I think your sister has to hit bottom, with all her bridges burned, to have a chance to realize that she has lived a self destructive life. She may never realize this, actually, but you can't change her. She would have to want to change herself.
I agree with other: block her calls. Refuse to help her, unless you discover she is about to starve to death or is horribly ill. Even then, you have to protect yourself from her.
I also agree that guilt is not the basis for a healthy relationship. If you feel conflicted, find a spiritual or moral adviser to talk to about this.
I think your sister has to hit bottom, with all her bridges burned, to have a chance to realize that she has lived a self destructive life. She may never realize this, actually, but you can't change her. She would have to want to change herself.
I agree with other: block her calls. Refuse to help her, unless you discover she is about to starve to death or is horribly ill. Even then, you have to protect yourself from her.

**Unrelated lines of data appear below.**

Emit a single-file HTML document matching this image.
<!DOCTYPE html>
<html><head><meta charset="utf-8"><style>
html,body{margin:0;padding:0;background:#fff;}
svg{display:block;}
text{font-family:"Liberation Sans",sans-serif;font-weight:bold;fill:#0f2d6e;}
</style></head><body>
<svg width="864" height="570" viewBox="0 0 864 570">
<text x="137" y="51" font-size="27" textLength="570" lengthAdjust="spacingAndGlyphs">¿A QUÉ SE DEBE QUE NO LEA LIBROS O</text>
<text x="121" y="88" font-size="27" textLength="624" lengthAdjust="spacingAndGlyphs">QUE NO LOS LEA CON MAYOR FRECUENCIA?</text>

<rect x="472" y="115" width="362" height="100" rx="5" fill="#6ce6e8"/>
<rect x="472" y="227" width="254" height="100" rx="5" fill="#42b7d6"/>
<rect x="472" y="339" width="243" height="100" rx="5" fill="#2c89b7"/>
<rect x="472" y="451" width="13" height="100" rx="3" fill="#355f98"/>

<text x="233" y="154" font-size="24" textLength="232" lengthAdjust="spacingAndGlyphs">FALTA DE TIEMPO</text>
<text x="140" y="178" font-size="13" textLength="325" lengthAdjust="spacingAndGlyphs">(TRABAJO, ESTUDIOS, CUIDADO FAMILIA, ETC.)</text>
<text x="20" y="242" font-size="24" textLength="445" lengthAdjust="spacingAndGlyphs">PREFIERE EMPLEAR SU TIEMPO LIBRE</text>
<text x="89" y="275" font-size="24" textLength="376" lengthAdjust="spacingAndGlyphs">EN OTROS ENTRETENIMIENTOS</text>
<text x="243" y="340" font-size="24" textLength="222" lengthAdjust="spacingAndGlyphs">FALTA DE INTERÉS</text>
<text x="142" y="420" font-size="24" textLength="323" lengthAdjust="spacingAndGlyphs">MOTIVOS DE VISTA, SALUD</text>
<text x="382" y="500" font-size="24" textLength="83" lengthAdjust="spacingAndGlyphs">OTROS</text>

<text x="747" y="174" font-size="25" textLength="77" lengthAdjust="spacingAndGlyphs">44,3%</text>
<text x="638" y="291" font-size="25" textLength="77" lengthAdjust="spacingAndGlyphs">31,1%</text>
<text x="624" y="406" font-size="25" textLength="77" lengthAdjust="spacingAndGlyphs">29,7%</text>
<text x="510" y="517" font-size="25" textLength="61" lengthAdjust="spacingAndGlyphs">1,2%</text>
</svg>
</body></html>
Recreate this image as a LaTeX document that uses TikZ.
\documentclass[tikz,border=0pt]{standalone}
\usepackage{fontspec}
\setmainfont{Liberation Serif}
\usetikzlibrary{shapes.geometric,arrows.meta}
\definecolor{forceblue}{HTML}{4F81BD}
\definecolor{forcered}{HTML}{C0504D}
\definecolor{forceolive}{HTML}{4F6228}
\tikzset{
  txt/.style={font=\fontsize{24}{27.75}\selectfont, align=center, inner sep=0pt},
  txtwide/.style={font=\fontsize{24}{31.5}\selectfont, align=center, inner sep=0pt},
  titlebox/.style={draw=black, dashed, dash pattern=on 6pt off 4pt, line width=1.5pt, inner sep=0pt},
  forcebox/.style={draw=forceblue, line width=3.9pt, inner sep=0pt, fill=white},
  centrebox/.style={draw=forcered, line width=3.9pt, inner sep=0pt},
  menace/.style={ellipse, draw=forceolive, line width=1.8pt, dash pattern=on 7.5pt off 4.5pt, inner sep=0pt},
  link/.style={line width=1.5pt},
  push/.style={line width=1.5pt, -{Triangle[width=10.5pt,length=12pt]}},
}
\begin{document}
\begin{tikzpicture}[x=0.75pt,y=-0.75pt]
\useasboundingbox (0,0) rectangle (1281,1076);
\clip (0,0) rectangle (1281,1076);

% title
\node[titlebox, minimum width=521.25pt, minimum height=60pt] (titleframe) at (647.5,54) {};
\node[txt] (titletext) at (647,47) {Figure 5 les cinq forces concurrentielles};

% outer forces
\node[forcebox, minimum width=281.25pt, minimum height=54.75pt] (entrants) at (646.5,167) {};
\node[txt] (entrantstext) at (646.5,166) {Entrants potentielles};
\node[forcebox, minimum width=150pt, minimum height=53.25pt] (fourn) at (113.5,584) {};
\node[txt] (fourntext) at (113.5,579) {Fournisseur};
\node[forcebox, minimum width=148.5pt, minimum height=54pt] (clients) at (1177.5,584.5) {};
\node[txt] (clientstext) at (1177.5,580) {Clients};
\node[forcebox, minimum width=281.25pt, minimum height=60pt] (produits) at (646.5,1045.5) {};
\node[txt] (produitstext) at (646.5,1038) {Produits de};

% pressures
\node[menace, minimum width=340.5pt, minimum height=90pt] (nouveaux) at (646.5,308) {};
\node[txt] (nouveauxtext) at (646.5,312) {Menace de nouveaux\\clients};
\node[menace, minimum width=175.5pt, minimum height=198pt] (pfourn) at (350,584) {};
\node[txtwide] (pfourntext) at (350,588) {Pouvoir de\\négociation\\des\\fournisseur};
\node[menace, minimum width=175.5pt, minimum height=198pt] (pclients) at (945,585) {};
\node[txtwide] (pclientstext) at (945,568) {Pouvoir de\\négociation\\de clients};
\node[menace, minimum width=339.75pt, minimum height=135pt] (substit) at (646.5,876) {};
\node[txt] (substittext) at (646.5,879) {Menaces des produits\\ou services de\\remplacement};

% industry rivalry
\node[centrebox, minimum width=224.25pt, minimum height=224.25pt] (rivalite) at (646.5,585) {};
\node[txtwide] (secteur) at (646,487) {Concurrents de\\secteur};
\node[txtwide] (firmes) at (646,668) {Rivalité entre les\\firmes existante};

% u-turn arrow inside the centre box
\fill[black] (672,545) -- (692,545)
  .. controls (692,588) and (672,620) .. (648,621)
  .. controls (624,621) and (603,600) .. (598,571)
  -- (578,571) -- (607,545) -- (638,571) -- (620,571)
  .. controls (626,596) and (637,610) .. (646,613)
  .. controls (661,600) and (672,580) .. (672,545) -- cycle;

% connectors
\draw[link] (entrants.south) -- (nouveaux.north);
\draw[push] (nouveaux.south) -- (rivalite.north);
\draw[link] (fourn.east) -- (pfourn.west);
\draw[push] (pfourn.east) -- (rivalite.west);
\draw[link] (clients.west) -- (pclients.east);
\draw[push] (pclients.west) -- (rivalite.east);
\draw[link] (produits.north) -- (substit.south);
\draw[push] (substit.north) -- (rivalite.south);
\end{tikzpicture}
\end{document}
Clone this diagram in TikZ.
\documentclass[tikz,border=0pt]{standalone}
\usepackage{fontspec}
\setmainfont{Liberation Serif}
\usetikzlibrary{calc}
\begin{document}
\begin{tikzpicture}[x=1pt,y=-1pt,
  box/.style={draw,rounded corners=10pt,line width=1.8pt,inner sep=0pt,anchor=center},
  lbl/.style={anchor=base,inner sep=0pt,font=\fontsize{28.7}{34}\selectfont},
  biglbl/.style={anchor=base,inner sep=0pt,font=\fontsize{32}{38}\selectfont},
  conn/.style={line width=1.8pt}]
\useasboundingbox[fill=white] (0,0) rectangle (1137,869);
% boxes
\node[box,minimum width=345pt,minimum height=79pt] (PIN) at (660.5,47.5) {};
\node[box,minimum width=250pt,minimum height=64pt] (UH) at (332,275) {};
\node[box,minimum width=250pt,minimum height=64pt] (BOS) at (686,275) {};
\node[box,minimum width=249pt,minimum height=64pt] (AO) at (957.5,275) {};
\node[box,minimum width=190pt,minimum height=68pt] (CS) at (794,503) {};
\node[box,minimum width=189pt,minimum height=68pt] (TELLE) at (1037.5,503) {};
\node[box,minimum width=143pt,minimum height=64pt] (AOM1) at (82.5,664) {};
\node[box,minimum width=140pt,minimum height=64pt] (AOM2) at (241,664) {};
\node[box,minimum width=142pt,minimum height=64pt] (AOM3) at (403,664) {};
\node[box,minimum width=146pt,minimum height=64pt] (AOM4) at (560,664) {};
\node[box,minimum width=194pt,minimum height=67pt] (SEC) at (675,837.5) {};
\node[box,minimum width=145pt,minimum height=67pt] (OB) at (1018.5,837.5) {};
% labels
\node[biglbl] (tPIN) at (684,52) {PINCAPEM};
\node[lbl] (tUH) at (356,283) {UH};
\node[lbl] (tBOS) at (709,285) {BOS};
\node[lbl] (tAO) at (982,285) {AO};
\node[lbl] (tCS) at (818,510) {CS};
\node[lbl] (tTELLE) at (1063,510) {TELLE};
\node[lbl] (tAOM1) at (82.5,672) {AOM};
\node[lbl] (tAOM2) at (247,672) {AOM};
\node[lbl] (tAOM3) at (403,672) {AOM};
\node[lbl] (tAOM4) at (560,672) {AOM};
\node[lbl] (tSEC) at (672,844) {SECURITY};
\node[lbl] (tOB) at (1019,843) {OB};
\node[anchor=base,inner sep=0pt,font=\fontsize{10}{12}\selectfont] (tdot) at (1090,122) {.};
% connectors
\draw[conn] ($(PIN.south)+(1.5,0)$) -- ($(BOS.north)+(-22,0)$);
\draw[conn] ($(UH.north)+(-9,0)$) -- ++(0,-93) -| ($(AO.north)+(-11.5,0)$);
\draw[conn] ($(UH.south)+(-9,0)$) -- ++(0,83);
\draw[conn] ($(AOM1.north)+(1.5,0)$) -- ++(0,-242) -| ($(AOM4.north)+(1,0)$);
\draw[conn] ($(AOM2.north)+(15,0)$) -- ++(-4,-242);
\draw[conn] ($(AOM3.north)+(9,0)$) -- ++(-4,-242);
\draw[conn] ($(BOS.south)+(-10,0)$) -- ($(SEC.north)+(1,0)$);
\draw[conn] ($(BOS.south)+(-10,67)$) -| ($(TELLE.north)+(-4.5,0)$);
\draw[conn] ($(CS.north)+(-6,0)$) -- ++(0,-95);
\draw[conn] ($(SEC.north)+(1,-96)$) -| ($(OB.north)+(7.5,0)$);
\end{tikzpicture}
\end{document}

I also agree that guilt is not the basis for a healthy relationship. If you feel conflicted, find a spiritual or moral adviser to talk to about this.
This X1000
Don't let her guilt you. Don't let her use other family members to get to you. You have to look out for yourself (and your family).
Are you writing about one of my spouse's siblings 20 plus years ago or even last year?
His siblings are older. He "always" got more according to them, etc. etc. etc. While their father may have treated him slightly better he worked for all we/he has. I'm assuming you did also.
You owe her nothing. Although it's difficult to end a sibling relationship sometimes it's the best thing. For many years I did not understand how/why my husband would completely eradicate one of his sisters from his life and more recently have very minimal contact with the other. I couldn't imagine cutting off my siblings until I really began to understand, after many years, that they don't have a sibling relationship. The one he is still in touch with thought of him as her personal bank whenever she got into trouble. She's seven years older, like your sister.
I'm sorry, but you don't have a normal sister relationship. Don't become her bank.